### WHAT THE TASK ASKS
Drop every picture. Then return, exactly, the lines from the beginning of the listing below through the one containing "step3_pct = [6.3, 63.2, 12.8, 17.8]".

---

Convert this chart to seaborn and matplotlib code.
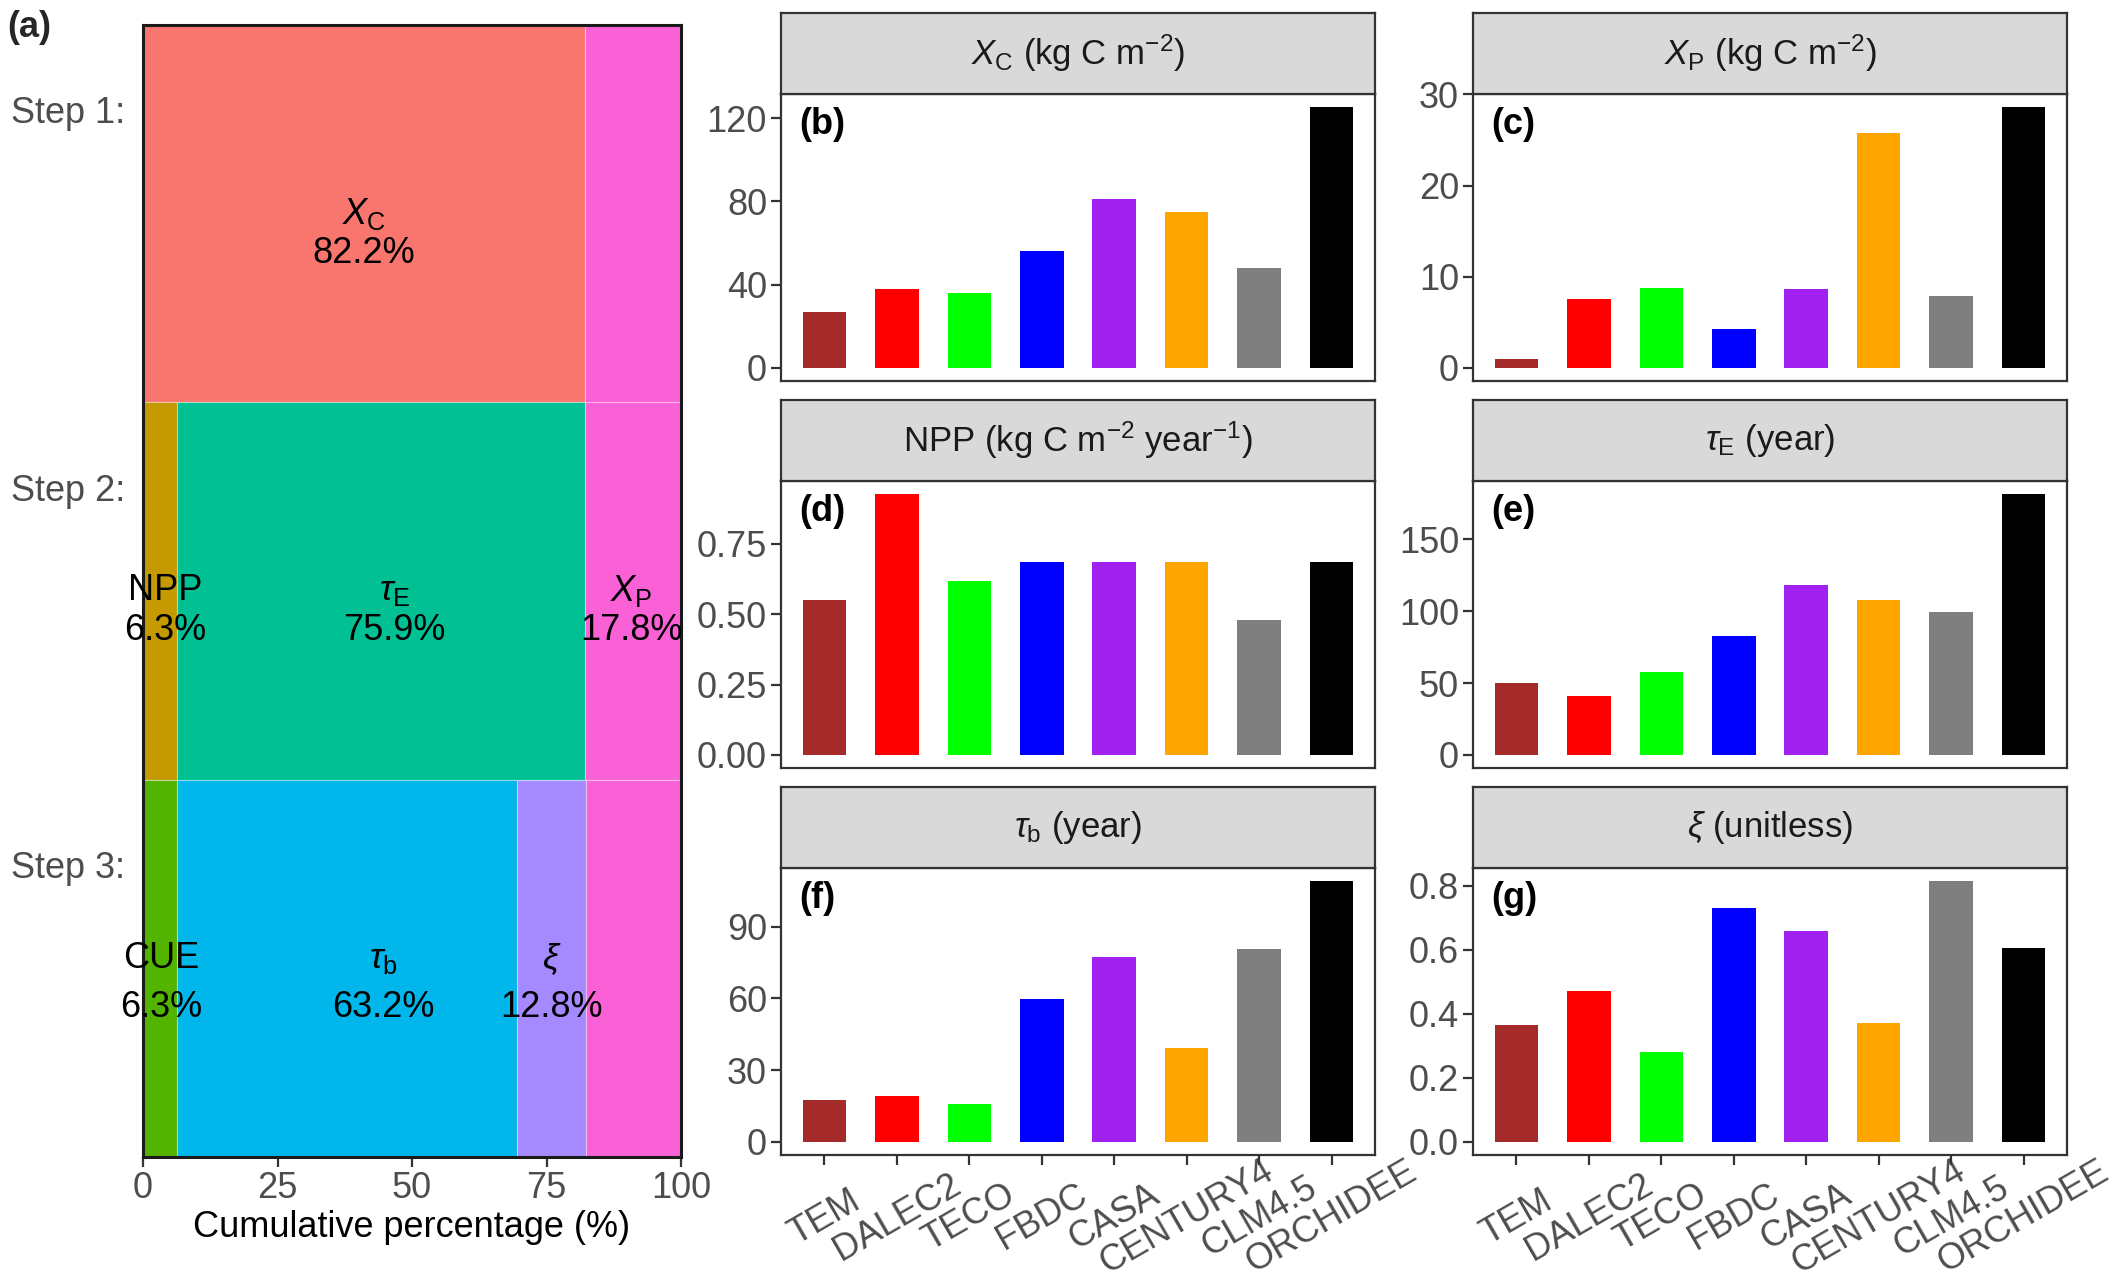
import matplotlib
matplotlib.use("Agg")
import matplotlib.pyplot as plt
import seaborn as sns
import pandas as pd

sns.set_theme(style="ticks")
plt.rcParams["font.family"] = ["Liberation Sans", "DejaVu Sans"]
plt.rcParams["mathtext.fontset"] = "custom"
plt.rcParams["mathtext.rm"] = "Liberation Sans"
plt.rcParams["mathtext.it"] = "Liberation Sans:italic"
plt.rcParams["mathtext.bf"] = "Liberation Sans:bold"

# ---- panel (a): stepwise decomposition ----
steps = ["Step 1:", "Step 2:", "Step 3:"]
step1_parts = ["Xc", "Xp"]
step1_pct = [82.2, 17.8]
step2_parts = ["NPP", "tauE", "Xp"]
step2_pct = [6.3, 75.9, 17.8]
step3_parts = ["CUE", "taub", "xi", "Xp"]
step3_pct = [6.3, 63.2, 12.8, 17.8]

part_colors = {
    "Xc": "#F8766D", "NPP": "#C49A00", "CUE": "#53B400", "tauE": "#00C094",
    "taub": "#00B6EB", "xi": "#A58AFF", "Xp": "#FB61D7",
}
part_names = {
    "Xc": r"$X_\mathrm{C}$", "NPP": "NPP", "CUE": "CUE", "tauE": r"$\tau_\mathrm{E}$",
    "taub": r"$\tau_\mathrm{b}$", "xi": r"$\xi$", "Xp": r"$X_\mathrm{P}$",
}
# which segments carry a label, and where the label sits along x
label_spots = [
    ("Step 1:", "Xc", 41.1),
    ("Step 2:", "NPP", 4.2),
    ("Step 2:", "tauE", 46.8),
    ("Step 2:", "Xp", 90.8),
    ("Step 3:", "CUE", 3.4),
    ("Step 3:", "taub", 44.7),
    ("Step 3:", "xi", 76.0),
]
name_shift = {"Step 1:": 0.0, "Step 2:": 0.0, "Step 3:": 0.025}

# ---- panels (b)-(g): model values ----
models = ["TEM", "DALEC2", "TECO", "FBDC", "CASA", "CENTURY4", "CLM4.5", "ORCHIDEE"]
model_colors = ["#A52A2A", "#FF0000", "#00FF00", "#0000FF", "#A020F0", "#FFA500", "#7F7F7F", "#000000"]

xc_vals = [27.0, 38.0, 35.9, 56.3, 80.9, 74.8, 47.8, 125.3]
xp_vals = [1.0, 7.55, 8.76, 4.31, 8.69, 25.77, 7.85, 28.6]
npp_vals = [0.549, 0.927, 0.617, 0.686, 0.686, 0.686, 0.480, 0.686]
tau_e_vals = [49.8, 40.9, 57.9, 82.6, 118.6, 107.9, 99.5, 181.6]
tau_b_vals = [17.7, 19.1, 16.0, 59.6, 77.3, 39.1, 80.5, 109.1]
xi_vals = [0.365, 0.471, 0.280, 0.731, 0.660, 0.371, 0.815, 0.607]

panel_titles = [
    r"$X_\mathrm{C}$ (kg C m$^{-2}$)",
    r"$X_\mathrm{P}$ (kg C m$^{-2}$)",
    r"NPP (kg C m$^{-2}$ year$^{-1}$)",
    r"$\tau_\mathrm{E}$ (year)",
    r"$\tau_\mathrm{b}$ (year)",
    r"$\xi$ (unitless)",
]
panel_tags = ["(b)", "(c)", "(d)", "(e)", "(f)", "(g)"]
panel_vals = [xc_vals, xp_vals, npp_vals, tau_e_vals, tau_b_vals, xi_vals]
panel_ticks = [
    [0, 40, 80, 120],
    [0, 10, 20, 30],
    [0, 0.25, 0.50, 0.75],
    [0, 50, 100, 150],
    [0, 30, 60, 90],
    [0, 0.2, 0.4, 0.6, 0.8],
]
panel_ticklabels = [
    ["0", "40", "80", "120"],
    ["0", "10", "20", "30"],
    ["0.00", "0.25", "0.50", "0.75"],
    ["0", "50", "100", "150"],
    ["0", "30", "60", "90"],
    ["0.0", "0.2", "0.4", "0.6", "0.8"],
]

W, H = 2128, 1283
fig = plt.figure(figsize=(W / 200, H / 200), dpi=200)
FS = 13
TICK_C = "#4D4D4D"
EDGE_C = "#333333"

# ---------------- panel (a) ----------------
ax_a = fig.add_axes([143 / W, 1 - 1157 / H, 538 / W, 1132 / H])
step_rows = {"Step 1:": 3, "Step 2:": 2, "Step 3:": 1}
step_data = {
    "Step 1:": (step1_parts, step1_pct),
    "Step 2:": (step2_parts, step2_pct),
    "Step 3:": (step3_parts, step3_pct),
}
for step in steps:
    parts, pct = step_data[step]
    left = 0.0
    for p, v in zip(parts, pct):
        ax_a.barh(step_rows[step], v, left=left, height=1.0, color=part_colors[p],
                  edgecolor=(1, 1, 1, 0.35), linewidth=0.4)
        left += v

for step, p, xpos in label_spots:
    parts, pct = step_data[step]
    v = pct[parts.index(p)]
    y = step_rows[step]
    ax_a.text(xpos, y + name_shift[step], part_names[p], ha="center", va="center",
              fontsize=FS, color="black", clip_on=False, zorder=5)
    ax_a.text(xpos, y - 0.105, f"{v}%", ha="center", va="center", fontsize=FS,
              color="black", clip_on=False, zorder=5)

ax_a.set_xlim(0, 100)
ax_a.set_ylim(0.5, 3.5)
ax_a.set_xticks([0, 25, 50, 75, 100])
ax_a.set_yticks([step_rows[s] + 0.275 for s in steps])
ax_a.set_yticklabels(steps)
ax_a.tick_params(axis="y", length=0, pad=6.5, labelsize=FS, labelcolor=TICK_C)
ax_a.tick_params(axis="x", length=3.5, width=0.8, color=EDGE_C, pad=1.5,
                 labelsize=FS, labelcolor=TICK_C)
ax_a.set_xlabel("Cumulative percentage (%)", fontsize=FS, color="black", labelpad=1.5)
for s in ax_a.spines.values():
    s.set_color("#1A1A1A")
    s.set_linewidth(1.1)
    s.set_zorder(4)
fig.text(7 / W, 1 - 10 / H, "(a)", fontsize=FS, fontweight="bold", ha="left", va="top")

# ---------------- panels (b)-(g) ----------------
col_left = [781, 1473]
col_w = 594
strip_top = [13, 400, 787]
strip_h = 81
plot_h = 287

for i in range(6):
    r, c = divmod(i, 2)
    x0 = col_left[c] / W
    top = strip_top[r]
    ax = fig.add_axes([x0, 1 - (top + strip_h + plot_h) / H, col_w / W, plot_h / H])
    sax = fig.add_axes([x0, 1 - (top + strip_h) / H, col_w / W, strip_h / H])

    df = pd.DataFrame({"model": models, "value": panel_vals[i]})
    sns.barplot(data=df, x="model", y="value", hue="model", order=models,
                hue_order=models, palette=model_colors, saturation=1,
                width=0.6, legend=False, errorbar=None, linewidth=0, ax=ax)
    vmax = max(panel_vals[i])
    ax.set_ylim(-0.05 * vmax, 1.05 * vmax)
    ax.set_xlim(-0.6, len(models) - 0.4)
    ax.set_yticks(panel_ticks[i])
    ax.set_yticklabels(panel_ticklabels[i])
    ax.set_xlabel("")
    ax.set_ylabel("")
    ax.tick_params(axis="y", length=3.5, width=0.8, color=EDGE_C, pad=1.5,
                   labelsize=FS, labelcolor=TICK_C)
    if r == 2:
        ax.tick_params(axis="x", length=3.5, width=0.8, color=EDGE_C, pad=19,
                       labelsize=FS, labelcolor=TICK_C)
        for lab in ax.get_xticklabels():
            lab.set_rotation(30)
            lab.set_rotation_mode("anchor")
            lab.set_ha("center")
            lab.set_va("center")
    else:
        ax.tick_params(axis="x", bottom=False, labelbottom=False)
    for s in ax.spines.values():
        s.set_color(EDGE_C)
        s.set_linewidth(0.8)
    ax.text(0.03, 0.955, panel_tags[i], transform=ax.transAxes, ha="left", va="top",
            fontsize=FS, fontweight="bold", color="black")

    sax.set_facecolor("#D9D9D9")
    sax.set_xticks([])
    sax.set_yticks([])
    for s in sax.spines.values():
        s.set_color(EDGE_C)
        s.set_linewidth(0.8)
    sax.text(0.5, 0.5, panel_titles[i], transform=sax.transAxes, ha="center",
             va="center", fontsize=12.5, color="#1A1A1A")

fig.savefig("out.png", dpi=200, facecolor="white")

---

### OUTPUT BELOW
Convert this chart to seaborn and matplotlib code.
import matplotlib
matplotlib.use("Agg")
import matplotlib.pyplot as plt
import seaborn as sns
import pandas as pd

sns.set_theme(style="ticks")
plt.rcParams["font.family"] = ["Liberation Sans", "DejaVu Sans"]
plt.rcParams["mathtext.fontset"] = "custom"
plt.rcParams["mathtext.rm"] = "Liberation Sans"
plt.rcParams["mathtext.it"] = "Liberation Sans:italic"
plt.rcParams["mathtext.bf"] = "Liberation Sans:bold"

# ---- panel (a): stepwise decomposition ----
steps = ["Step 1:", "Step 2:", "Step 3:"]
step1_parts = ["Xc", "Xp"]
step1_pct = [82.2, 17.8]
step2_parts = ["NPP", "tauE", "Xp"]
step2_pct = [6.3, 75.9, 17.8]
step3_parts = ["CUE", "taub", "xi", "Xp"]
step3_pct = [6.3, 63.2, 12.8, 17.8]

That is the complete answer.